Even with western-inspired Chinese fusion cuisine taking on popular tides, DeAille and Simon employ western cooking basics, but the mainstay is still Chinese cuisine. When Obscura becomes an interesting spot for the city’s postcards, I believe they would have the ability to deconstruct enormous Chinese culinary treasures into tasty gems which can be appreciated by diners all over the world.

It is a shame that blue cheese is increasingly known by China’s younger generations, whereas most westerners have never heard of stinky tofu.
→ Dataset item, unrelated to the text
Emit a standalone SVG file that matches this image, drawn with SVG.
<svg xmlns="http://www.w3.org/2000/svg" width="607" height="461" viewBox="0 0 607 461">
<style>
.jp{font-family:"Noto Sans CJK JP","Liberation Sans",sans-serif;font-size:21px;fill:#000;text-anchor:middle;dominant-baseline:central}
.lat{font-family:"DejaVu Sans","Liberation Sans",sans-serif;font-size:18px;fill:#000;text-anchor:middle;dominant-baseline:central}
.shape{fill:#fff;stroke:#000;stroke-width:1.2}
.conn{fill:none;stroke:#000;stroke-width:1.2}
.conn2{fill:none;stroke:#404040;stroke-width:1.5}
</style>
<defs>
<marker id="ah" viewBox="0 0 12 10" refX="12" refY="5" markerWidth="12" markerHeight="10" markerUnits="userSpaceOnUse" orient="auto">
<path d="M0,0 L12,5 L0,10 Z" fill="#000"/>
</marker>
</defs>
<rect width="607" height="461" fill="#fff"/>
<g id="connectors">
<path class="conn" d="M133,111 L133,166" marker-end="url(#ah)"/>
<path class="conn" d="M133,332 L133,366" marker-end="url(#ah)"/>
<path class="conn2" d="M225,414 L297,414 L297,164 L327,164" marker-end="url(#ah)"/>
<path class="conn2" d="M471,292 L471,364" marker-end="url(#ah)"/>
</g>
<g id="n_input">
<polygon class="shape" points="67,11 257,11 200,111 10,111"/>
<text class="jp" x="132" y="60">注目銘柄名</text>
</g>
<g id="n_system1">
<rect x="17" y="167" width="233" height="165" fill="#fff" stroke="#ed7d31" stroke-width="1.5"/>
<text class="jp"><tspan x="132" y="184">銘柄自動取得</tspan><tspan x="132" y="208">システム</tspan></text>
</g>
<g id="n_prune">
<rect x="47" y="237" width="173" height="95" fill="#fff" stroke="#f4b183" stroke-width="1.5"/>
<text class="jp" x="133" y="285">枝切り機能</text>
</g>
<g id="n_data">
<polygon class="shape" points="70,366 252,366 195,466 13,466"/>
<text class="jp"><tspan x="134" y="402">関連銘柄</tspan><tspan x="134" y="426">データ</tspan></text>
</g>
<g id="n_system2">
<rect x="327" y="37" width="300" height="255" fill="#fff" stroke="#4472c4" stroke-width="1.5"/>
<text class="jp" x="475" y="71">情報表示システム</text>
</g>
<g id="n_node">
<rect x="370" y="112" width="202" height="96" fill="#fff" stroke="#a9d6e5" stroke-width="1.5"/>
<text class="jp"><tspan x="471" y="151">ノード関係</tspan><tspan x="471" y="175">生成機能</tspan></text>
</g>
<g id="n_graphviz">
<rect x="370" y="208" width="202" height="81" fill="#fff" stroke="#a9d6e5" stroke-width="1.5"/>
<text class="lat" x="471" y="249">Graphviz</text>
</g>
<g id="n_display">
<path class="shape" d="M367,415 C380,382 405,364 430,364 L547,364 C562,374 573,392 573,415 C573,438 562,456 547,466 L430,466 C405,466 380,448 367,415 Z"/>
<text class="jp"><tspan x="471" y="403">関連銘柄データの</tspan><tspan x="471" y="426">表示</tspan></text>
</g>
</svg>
Was it because we used to be so arrogant that we didn’t care to publicize our time-honoured culinary treasures?

DeAille spoke of better grasping the palate of Chinese diners and having that market cornered. And they are confident to offer even more. I am not going to say their dishes are ten out of ten, but I can give at least seven, which means one Michelin star if I were the judge. DeAille and Simon are a few steps towards their peak, and I have full faith in them to achieve that.

The menu is a smooth run through the dozen course set. Hiroyuki Kanda, a Tokyo three-starred master chef once said, display cooking (cooking in front of guests) evokes the tense between the cook and the guest. It creates intrigue and invites the guest to investigate. Now Obscura is in the game. With only 11 seats and opening 5 days a week, my guess is that it would become one of the most difficult to book restaurants in Shanghai in the second quarter. Bookings through Wechat mini program are open on the first and fifteenth days every month.

Decency and dignity are what everybody wants in a career, and being a cook is no exception. We all like cooking for people who genuinely understand what we want to express through the dishes. Now, make sure to stay hungry and make a dash for Obscura’s next seasonal menu when you can.

Would you believe this:

Things we lose have a way of coming back to us in the end, if not always in the way we expect.